Functional oxides attract significant attention due to their wide range of properties including superconductivity, ferroelectricity, ferromagnetism, and multiferroicity. This plethora of properties arises from the strong interactions between charge, orbital, spin, and structural properties, leading to a wide range of functionalities. Among functional oxides, perovskites stand out as one of the most versatile, thanks to their integrability as thin-films into silicon-based electronics. They are suitable for applications ranging from memory transistors to optical circuits, sensors, and transducers [1]. In addition to the intrinsic properties of the bulk crystals, the possibility of nanostructuring them in a thin-film fashion opens a further degree of freedom to control their properties [2]. However, the lattice dynamics that govern their thermal and acoustic behavior after being released from substrate clamping, remain largely unexplored.
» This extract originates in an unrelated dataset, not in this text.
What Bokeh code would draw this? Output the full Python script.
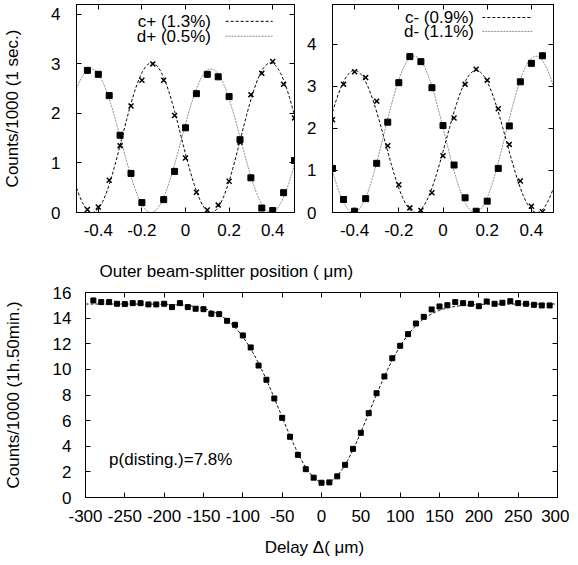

In this work, lattice dynamics and thermal properties of suspended SrTiO3 (STO) films, with thickness between 30 and 200 nm are studied. We directly probe the confined acoustic phonon spectrum of free standing (STO) membranes across a range of thicknesses using two independent, non-destructive optical techniques: Brillouin light scattering (BLS) and transient reflectivity (TR). We observe quantized confined longitudinal acoustic (LA) modes whose frequencies scale inversely with thickness, establishing the membrane geometry as a direct, designable handle on the phonon dispersion. The timeresolved measurements further probe the thickness-dependent thermal relaxation, demonstrating that membrane geometry simultaneously controls the acoustic and thermal response. Furthermore, a temperature dependent study of the in-plane thermal conductivity was conducted using a combination of the thermal bridge method [4] and the three probe technique [5], which uses a scanning laser as a heat source to correct for contact resistance. Combined with the transferability of these membranes onto arbitrary substrates, our results establish freestanding oxides as a geometrically programmable phononic and thermal platform and provide a contactless probe for measuring phonon engineering across the complex-oxide membrane family.
[1] L. Han, Adv. Funct. Mater. 2024, 34, 2309543.
[2] F. M. Chiabrera, ANNALEN DER PHYSIK, 2022, 534, 2200084.
[3] Greta Segantini, Nano Letters, 2024, 24 (45), 14191-14197.
[4] Yashpreet Kaur, ACS Applied Materials & Interfaces 2025, 17 (1), 1883-1891.
[5] Dan Liu, Nano Letters, 2014, 14 (2), 806-812.